Standard & Poor’s Ratings Services announced that it has lowered its long-term sovereign credit ratings on the Republic of Italy to “AA-” from “AA”, due to the deterioration of public finances both in 2004 and beyond.
In a separate bulletin the rating agency indicated that the downgrade would not affect Assicurazioni Generali SpA, the country’s largest insurance group.S&P also affirmed Italy’s “A-1+” short-term ratings and its stable outlook.
“Italy’s central government cash deficits have risen significantly in 2004, and further widening can be expected in 2005 if ambitious planned tax cuts of around12.0 billion euros [$14.85 billion] (0.9 percent of GDP) are implemented,” stated S&P credit analyst Moritz Kraemer.
The bulletin noted that “the difficulties of the governing coalition to address fiscal imbalances bode poorly for the prospect of reversing Italy’s weakening fiscal position and achieving long-lasting structural budget improvements. Standard & Poor’s projects that Italy’s budget deficit will remain around 3% of GDP in the medium-term.”
Commenting on Generali, S&P said that its ratings and outlook (“AA”/Negative) remain unchanged. The bulletin noted that “while sovereign stress is factored into the ratings on Generali, the downgrade has no automatic impact on the ratings, as it is Standard & Poor’s policy that no non-government-supported entity within the EU has its ratings constrained by the foreign currency rating on the sovereign.”

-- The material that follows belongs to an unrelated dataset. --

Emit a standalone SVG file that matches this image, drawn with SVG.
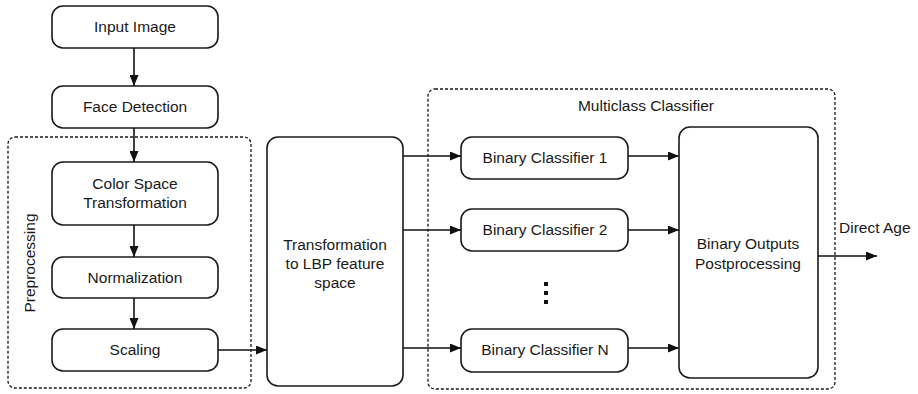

It did note that the “downgrade of Italy is expected to have a marginal adverse impact on the credit quality of Generali’s invested bond portfolio, its tax burden, and the Italian insurance regulatory environment. In parallel, the Generali group has ready access to other significant bond markets within the Eurozone. Generali’s premium income is strongly diversified, with approximately 60 percent sourced outside Italy, including Germany, France, Spain, and Austria.”